The aim of this project is to develop a working Speech-to-Text module for the Red Hen Lab’s Chinese Pipeline, resulting in a working application. The initial goal is to establish a Tensorflow implementation for Chinese speech recognition based on Mozilla's DeepSpeech. During the GSoC coding period, we've found a better option for Chinese ASR: an open source program named DeepSpeech2 on PaddlePaddle based on DeepSpeech2 Paper, which better suit Chinese Pipeline rather than Mozilla’s DeepSpeech. Until the end of in GSoC, I have progressed to the point of being able to run DeepSpeech2 on PaddlePaddle inside Singularity on CWRU HPC and already had a perfect model developed by Baidu with its abundant Chinese materials. I also established an ASR system based on PaddlePaddle and Kaldi. Different from direct prediction of word distribution using deep learning end-to-end model in DeepSpeech, the example in this blog is closer to the traditional ASR process. I tried to use phoneme as the modeling unit, focusing on the training of the acoustic model in ASR,using Kaldi to extract the features of the audio data and the label alignment, and integrate the decoder of the Kaldi to complete the decoding.
- Getting Started
- Data-Preprocessing for Training
- Training
- Inference and Evaluation
- Running Code at CWRU HPC
- Some Training Results
- ASR system based on PaddlePaddle and Kaldi
- Acknowledgments
- Python 2.7 only supported
- Singularity
- Download Singularity Image
$ singularity pull shub://RedHenLab/singularity_containers:DeepSpeech2_shuwei
- Cloning the repository
$ git clone https://github.com/CynthiaSuwi/ASR-for-Chinese-Pipeline.git
- Download 70GB language model
$ cd models/lm
$ wget -O zhidao_giga.klm http://cloud.dlnel.org/filepub/?uuid=245d02bb-cd01-4ebe-b079-b97be864ec37
ASR for Chinese Pipeline on PaddlePaddle accepts a textual manifest file as its data set interface. A manifest file summarizes a set of speech data, with each line containing some meta data (e.g. filepath, transcription, duration) of one audio clip, in JSON format, such as:
{"audio_filepath": "/mnt/rds/redhen/gallina/Singularity/DeepSpeech2/DeepSpeech/.cache/paddle/dataset/speech/Aishell/data_aishell/wav/dev/S0724/BAC009S0724W0123.wav", "duration": 3.241, "text": "相比于其他一线城市"}
{"audio_filepath": "/mnt/rds/redhen/gallina/Singularity/DeepSpeech2/DeepSpeech/.cache/paddle/dataset/speech/Aishell/data_aishell/wav/dev/S0724/BAC009S0724W0466.wav", "duration": 4.910875, "text": "故宫博物院官网发布公告称"}
{"audio_filepath": "/mnt/rds/redhen/gallina/Singularity/DeepSpeech2/DeepSpeech/.cache/paddle/dataset/speech/Aishell/data_aishell/wav/dev/S0724/BAC009S0724W0310.wav", "duration": 10.9819375, "text": "还应该主动融入**制造二万一千零二十五规划中的新产业"}
{"audio_filepath": "/mnt/rds/redhen/gallina/Singularity/DeepSpeech2/DeepSpeech/.cache/paddle/dataset/speech/Aishell/data_aishell/wav/dev/S0724/BAC009S0724W0189.wav", "duration": 4.913, "text": "若公诉罪名利用未公开信息交易罪成立"}
{"audio_filepath": "/mnt/rds/redhen/gallina/Singularity/DeepSpeech2/DeepSpeech/.cache/paddle/dataset/speech/Aishell/data_aishell/wav/dev/S0724/BAC009S0724W0158.wav", "duration": 5.216, "text": "对单价三万元的二手房承接力不断反升"}
To use your custom data, you only need to generate such manifest files to summarize the dataset. Given such summarized manifests, training, inference and all other modules can be aware of where to access the audio files, as well as their meta data including the transcription labels.

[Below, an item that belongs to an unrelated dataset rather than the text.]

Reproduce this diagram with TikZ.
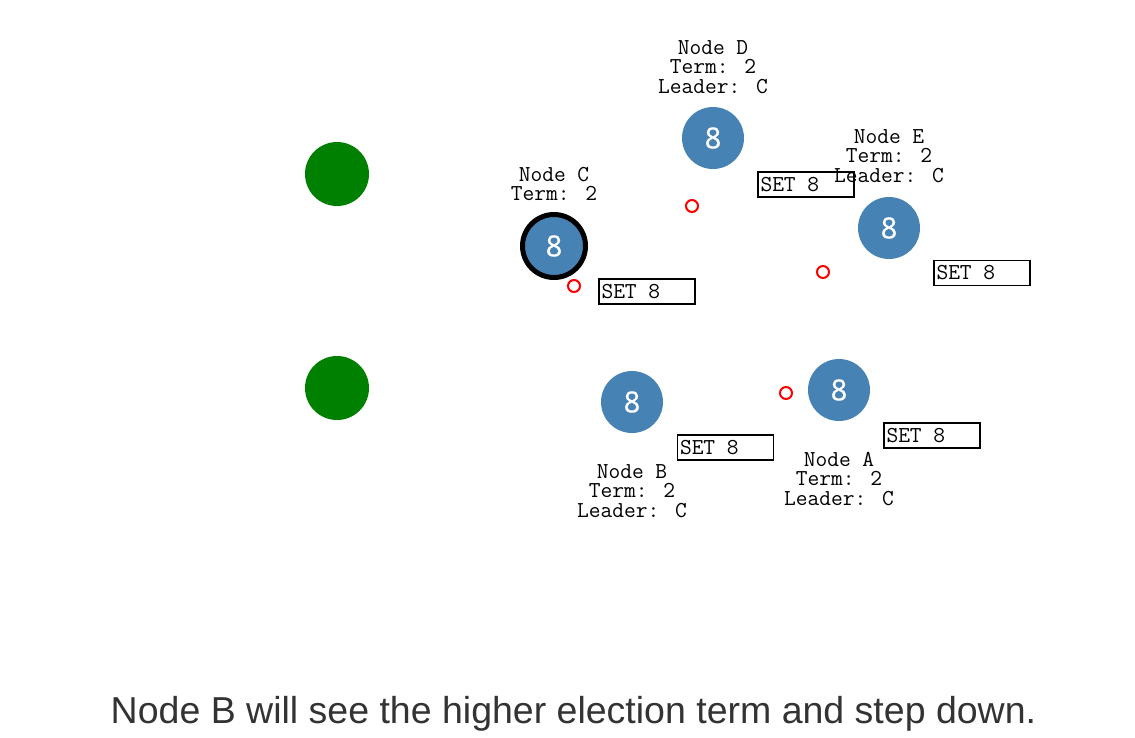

For how to generate such manifest files, please refer to data/aishell/aishell.py
, which will download data and generate manifest files for Aishell dataset.
To perform z-score normalization (zero-mean, unit stddev) upon audio features, we have to estimate in advance the mean and standard deviation of the features, with some training samples:
python tools/compute_mean_std.py \
--manifest_path='data/aishell/manifest.train' \
--num_samples=2000 \
--specgram_type='linear' \
--output_path='data/aishell/mean_std.npz'
It will compute the mean and standard deviation of power spectrum feature with 2000 random sampled audio clips listed in data/aishell/manifest.train
and save the results to data/aishell/mean_std.npz
for further usage.
A vocabulary of possible characters is required to convert the transcription into a list of token indices for training, and in decoding, to convert from a list of indices back to text again. Such a character-based vocabulary can be built with tools/build_vocab.py
.
python tools/build_vocab.py \
--count_threshold=0 \
--vocab_path='data/aishell/vocab.txt' \
--manifest_paths 'data/aishell/manifest.train' 'data/aishell/manifest.dev'
It will write a vocabuary file data/aishell/vocab.txt
with all transcription text in data/aishell/manifest.train
, without vocabulary truncation (--count_threshold 0
).
For more help on arguments:
python data/aishell/aishell.py --help
python tools/compute_mean_std.py --help
python tools/build_vocab.py --help
Language Model | Training Data | Token-based | Size | Descriptions |
---|---|---|---|---|
Mandarin LM Small | Baidu Internal Corpus | Char-based | 2.8 GB | Pruned with 0 1 2 4 4; About 0.13 billion n-grams; 'probing' binary with default settings |
Mandarin LM Large | Baidu Internal Corpus | Char-based | 70.4 GB | No Pruning; About 3.7 billion n-grams; 'probing' binary with default settings |
In this project, we download the 70.4 GB model using:
wget -O zhidao_giga.klm http://cloud.dlnel.org/filepub/?uuid=245d02bb-cd01-4ebe-b079-b97be864ec37
Different from the English language model, Mandarin language model is character-based where each token is a Chinese character. We use internal corpus to train the released Mandarin language models. The corpus contain billions of tokens. Please notice that the released language models only contain Chinese simplified characters. After preprocessing done we can begin to train the language model. The key training arguments for small LM is '-o 5 --prune 0 1 2 4 4' and '-o 5' for large LM. Please refer above section for the meaning of each argument. We also convert the arpa file to binary file using default settings.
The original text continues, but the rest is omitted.